Task description ▸
Would you write out the listing verbatim and skip every picture in it?

————————

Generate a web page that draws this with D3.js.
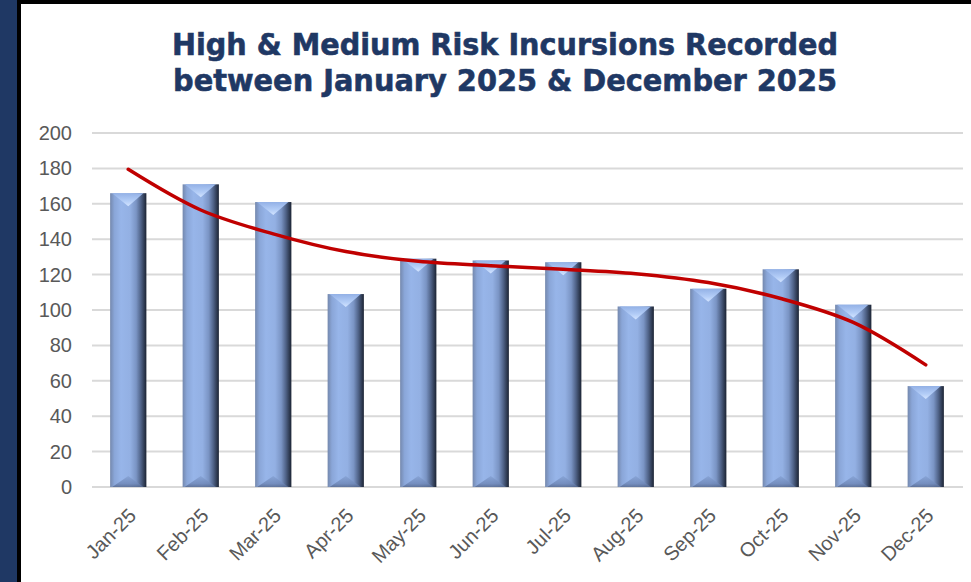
<!DOCTYPE html>
<html>
<head>
<meta charset="utf-8">
<script src="https://cdn.jsdelivr.net/npm/d3@7"></script>
<style>
  body { margin: 0; background: #fff; }
  svg { display: block; }
</style>
</head>
<body>
<div id="chart"></div>
<script>
// Chart data
const months = ["Jan-25", "Feb-25", "Mar-25", "Apr-25", "May-25", "Jun-25",
                "Jul-25", "Aug-25", "Sep-25", "Oct-25", "Nov-25", "Dec-25"];
const incursions = [166, 171, 161, 109, 129, 128, 127, 102, 112, 123, 103, 57];
// polynomial trend line as drawn in the reference
const trend = [179.5, 156.5, 143, 133, 127.5, 125, 123, 120.5, 115.5, 106.5, 93, 69];
const yTicks = [0, 20, 40, 60, 80, 100, 120, 140, 160, 180, 200];
const titleLines = ["High & Medium Risk Incursions Recorded",
                    "between January 2025 & December 2025"];

const width = 971;
const height = 582;

const svg = d3.select("#chart")
              .append("svg")
              .attr("width", width)
              .attr("height", height);

// gradients for the bevelled bars
const defs = svg.append("defs");
const side = defs.append("linearGradient").attr("id", "barSide")
                 .attr("x1", 0).attr("x2", 1).attr("y1", 0).attr("y2", 0);
[[0, "#7488ad"], [0.12, "#8aa6d8"], [0.3, "#97b5e9"], [0.55, "#93b0e3"],
 [0.72, "#7a94c4"], [0.85, "#4f6287"], [1, "#1b2333"]].forEach(s =>
  side.append("stop").attr("offset", s[0]).attr("stop-color", s[1]));

const topG = defs.append("linearGradient").attr("id", "barTop")
                 .attr("x1", 0).attr("x2", 0).attr("y1", 0).attr("y2", 1);
[[0, "#93b1e6"], [0.6, "#b3cdf7"], [1, "#d3e4ff"]].forEach(s =>
  topG.append("stop").attr("offset", s[0]).attr("stop-color", s[1]));

const botG = defs.append("linearGradient").attr("id", "barBottom")
                 .attr("x1", 0).attr("x2", 0).attr("y1", 0).attr("y2", 1);
[[0, "#86a2d4"], [0.7, "#6f88b8"], [1, "#56698f"]].forEach(s =>
  botG.append("stop").attr("offset", s[0]).attr("stop-color", s[1]));

// frame: navy band on the left, black rules
svg.append("rect").attr("x", 0).attr("y", 0).attr("width", 17).attr("height", height)
   .attr("fill", "#1f3864");
svg.append("rect").attr("x", 17).attr("y", 0).attr("width", 4).attr("height", height)
   .attr("fill", "#000");
svg.append("rect").attr("x", 17).attr("y", 0).attr("width", width - 17).attr("height", 4)
   .attr("fill", "#000");

// Title
svg.selectAll(".title")
   .data(titleLines)
   .enter()
   .append("text")
   .attr("class", "title")
   .attr("x", 505)
   .attr("y", (d, i) => 55 + i * 36)
   .attr("text-anchor", "middle")
   .attr("textLength", (d, i) => i === 0 ? 666 : 664)
   .attr("lengthAdjust", "spacingAndGlyphs")
   .style("font-family", "'DejaVu Sans', Verdana, sans-serif")
   .style("font-weight", "bold")
   .style("font-size", "30px")
   .attr("fill", "#1f3864")
   .attr("stroke", "#1f3864")
   .attr("stroke-width", 0.6)
   .text(d => d);

// Scales
const xScale = d3.scaleBand()
                 .domain(months)
                 .range([92, 962])
                 .paddingInner(0.5)
                 .paddingOuter(0.25);

const yScale = d3.scaleLinear()
                 .domain([0, 200])
                 .range([487, 133]);

// Gridlines
svg.append("g")
   .attr("class", "grid")
   .selectAll("line")
   .data(yTicks)
   .enter()
   .append("line")
   .attr("x1", 92)
   .attr("x2", 963)
   .attr("y1", d => yScale(d))
   .attr("y2", d => yScale(d))
   .attr("stroke", "#d9d9d9")
   .attr("stroke-width", 2);

// Y axis
const yAxis = svg.append("g")
   .attr("class", "y-axis")
   .attr("transform", "translate(80,0)")
   .call(d3.axisLeft(yScale).tickValues(yTicks).tickSize(0).tickPadding(8));
yAxis.select(".domain").remove();
yAxis.selectAll("text")
   .style("font-family", "'Liberation Sans', Arial, sans-serif")
   .style("font-size", "20px")
   .attr("fill", "#595959");

// X axis labels
const xAxis = svg.append("g")
   .attr("class", "x-axis")
   .attr("transform", "translate(0,487)")
   .call(d3.axisBottom(xScale).tickSize(0).tickFormat(d => d));
xAxis.select(".domain").remove();
xAxis.selectAll("text")
   .attr("y", 0)
   .attr("dy", 0)
   .attr("transform", "translate(9,30) rotate(-45)")
   .style("text-anchor", "end")
   .style("font-family", "'Liberation Sans', Arial, sans-serif")
   .style("font-size", "20px")
   .attr("fill", "#595959");

// Bars
const bw = xScale.bandwidth();
const bevel = 13;
const bars = svg.selectAll(".bar")
   .data(months.map((m, i) => ({ month: m, value: incursions[i] })))
   .enter()
   .append("g")
   .attr("class", "bar");

bars.append("rect")
   .attr("x", d => xScale(d.month))
   .attr("y", d => yScale(d.value))
   .attr("width", bw)
   .attr("height", d => yScale(0) - yScale(d.value))
   .attr("fill", "url(#barSide)");

// top bevel (V shaped highlight)
bars.append("path")
   .attr("d", d => {
     const x0 = xScale(d.month), y0 = yScale(d.value);
     return `M${x0 + 2},${y0}L${x0 + bw - 3},${y0}L${x0 + bw / 2},${y0 + bevel}Z`;
   })
   .attr("fill", "url(#barTop)");

// bottom bevel
bars.append("path")
   .attr("d", d => {
     const x0 = xScale(d.month), y0 = yScale(0);
     return `M${x0 + 2},${y0}L${x0 + bw - 3},${y0}L${x0 + bw / 2},${y0 - bevel + 2}Z`;
   })
   .attr("fill", "url(#barBottom)")
   .attr("opacity", 0.85);

// Trend line
const line = d3.line()
   .x((d, i) => xScale(months[i]) + bw / 2)
   .y(d => yScale(d))
   .curve(d3.curveCatmullRom);

svg.append("path")
   .datum(trend)
   .attr("d", line)
   .attr("fill", "none")
   .attr("stroke", "#c00000")
   .attr("stroke-width", 3.5)
   .attr("stroke-linecap", "round");
</script>
</body>
</html>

————————

Output ▸
Generate a web page that draws this with D3.js.
<!DOCTYPE html>
<html>
<head>
<meta charset="utf-8">
<script src="https://cdn.jsdelivr.net/npm/d3@7"></script>
<style>
  body { margin: 0; background: #fff; }
  svg { display: block; }
</style>
</head>
<body>
<div id="chart"></div>
<script>
// Chart data
const months = ["Jan-25", "Feb-25", "Mar-25", "Apr-25", "May-25", "Jun-25",
                "Jul-25", "Aug-25", "Sep-25", "Oct-25", "Nov-25", "Dec-25"];
const incursions = [166, 171, 161, 109, 129, 128, 127, 102, 112, 123, 103, 57];
// polynomial trend line as drawn in the reference
const trend = [179.5, 156.5, 143, 133, 127.5, 125, 123, 120.5, 115.5, 106.5, 93, 69];
const yTicks = [0, 20, 40, 60, 80, 100, 120, 140, 160, 180, 200];
const titleLines = ["High & Medium Risk Incursions Recorded",
                    "between January 2025 & December 2025"];

const width = 971;
const height = 582;

const svg = d3.select("#chart")
              .append("svg")
              .attr("width", width)
              .attr("height", height);

// gradients for the bevelled bars
const defs = svg.append("defs");
const side = defs.append("linearGradient").attr("id", "barSide")
                 .attr("x1", 0).attr("x2", 1).attr("y1", 0).attr("y2", 0);
[[0, "#7488ad"], [0.12, "#8aa6d8"], [0.3, "#97b5e9"], [0.55, "#93b0e3"],
 [0.72, "#7a94c4"], [0.85, "#4f6287"], [1, "#1b2333"]].forEach(s =>
  side.append("stop").attr("offset", s[0]).attr("stop-color", s[1]));

const topG = defs.append("linearGradient").attr("id", "barTop")
                 .attr("x1", 0).attr("x2", 0).attr("y1", 0).attr("y2", 1);
[[0, "#93b1e6"], [0.6, "#b3cdf7"], [1, "#d3e4ff"]].forEach(s =>
  topG.append("stop").attr("offset", s[0]).attr("stop-color", s[1]));

const botG = defs.append("linearGradient").attr("id", "barBottom")
                 .attr("x1", 0).attr("x2", 0).attr("y1", 0).attr("y2", 1);
[[0, "#86a2d4"], [0.7, "#6f88b8"], [1, "#56698f"]].forEach(s =>
  botG.append("stop").attr("offset", s[0]).attr("stop-color", s[1]));

// frame: navy band on the left, black rules
svg.append("rect").attr("x", 0).attr("y", 0).attr("width", 17).attr("height", height)
   .attr("fill", "#1f3864");
svg.append("rect").attr("x", 17).attr("y", 0).attr("width", 4).attr("height", height)
   .attr("fill", "#000");
svg.append("rect").attr("x", 17).attr("y", 0).attr("width", width - 17).attr("height", 4)
   .attr("fill", "#000");

// Title
svg.selectAll(".title")
   .data(titleLines)
   .enter()
   .append("text")
   .attr("class", "title")
   .attr("x", 505)
   .attr("y", (d, i) => 55 + i * 36)
   .attr("text-anchor", "middle")
   .attr("textLength", (d, i) => i === 0 ? 666 : 664)
   .attr("lengthAdjust", "spacingAndGlyphs")
   .style("font-family", "'DejaVu Sans', Verdana, sans-serif")
   .style("font-weight", "bold")
   .style("font-size", "30px")
   .attr("fill", "#1f3864")
   .attr("stroke", "#1f3864")
   .attr("stroke-width", 0.6)
   .text(d => d);

// Scales
const xScale = d3.scaleBand()
                 .domain(months)
                 .range([92, 962])
                 .paddingInner(0.5)
                 .paddingOuter(0.25);

const yScale = d3.scaleLinear()
                 .domain([0, 200])
                 .range([487, 133]);

// Gridlines
svg.append("g")
   .attr("class", "grid")
   .selectAll("line")
   .data(yTicks)
   .enter()
   .append("line")
   .attr("x1", 92)
   .attr("x2", 963)
   .attr("y1", d => yScale(d))
   .attr("y2", d => yScale(d))
   .attr("stroke", "#d9d9d9")
   .attr("stroke-width", 2);

// Y axis
const yAxis = svg.append("g")
   .attr("class", "y-axis")
   .attr("transform", "translate(80,0)")
   .call(d3.axisLeft(yScale).tickValues(yTicks).tickSize(0).tickPadding(8));
yAxis.select(".domain").remove();
yAxis.selectAll("text")
   .style("font-family", "'Liberation Sans', Arial, sans-serif")
   .style("font-size", "20px")
   .attr("fill", "#595959");

// X axis labels
const xAxis = svg.append("g")
   .attr("class", "x-axis")
   .attr("transform", "translate(0,487)")
   .call(d3.axisBottom(xScale).tickSize(0).tickFormat(d => d));
xAxis.select(".domain").remove();
xAxis.selectAll("text")
   .attr("y", 0)
   .attr("dy", 0)
   .attr("transform", "translate(9,30) rotate(-45)")
   .style("text-anchor", "end")
   .style("font-family", "'Liberation Sans', Arial, sans-serif")
   .style("font-size", "20px")
   .attr("fill", "#595959");

// Bars
const bw = xScale.bandwidth();
const bevel = 13;
const bars = svg.selectAll(".bar")
   .data(months.map((m, i) => ({ month: m, value: incursions[i] })))
   .enter()
   .append("g")
   .attr("class", "bar");

bars.append("rect")
   .attr("x", d => xScale(d.month))
   .attr("y", d => yScale(d.value))
   .attr("width", bw)
   .attr("height", d => yScale(0) - yScale(d.value))
   .attr("fill", "url(#barSide)");

// top bevel (V shaped highlight)
bars.append("path")
   .attr("d", d => {
     const x0 = xScale(d.month), y0 = yScale(d.value);
     return `M${x0 + 2},${y0}L${x0 + bw - 3},${y0}L${x0 + bw / 2},${y0 + bevel}Z`;
   })
   .attr("fill", "url(#barTop)");

// bottom bevel
bars.append("path")
   .attr("d", d => {
     const x0 = xScale(d.month), y0 = yScale(0);
     return `M${x0 + 2},${y0}L${x0 + bw - 3},${y0}L${x0 + bw / 2},${y0 - bevel + 2}Z`;
   })
   .attr("fill", "url(#barBottom)")
   .attr("opacity", 0.85);

// Trend line
const line = d3.line()
   .x((d, i) => xScale(months[i]) + bw / 2)
   .y(d => yScale(d))
   .curve(d3.curveCatmullRom);

svg.append("path")
   .datum(trend)
   .attr("d", line)
   .attr("fill", "none")
   .attr("stroke", "#c00000")
   .attr("stroke-width", 3.5)
   .attr("stroke-linecap", "round");
</script>
</body>
</html>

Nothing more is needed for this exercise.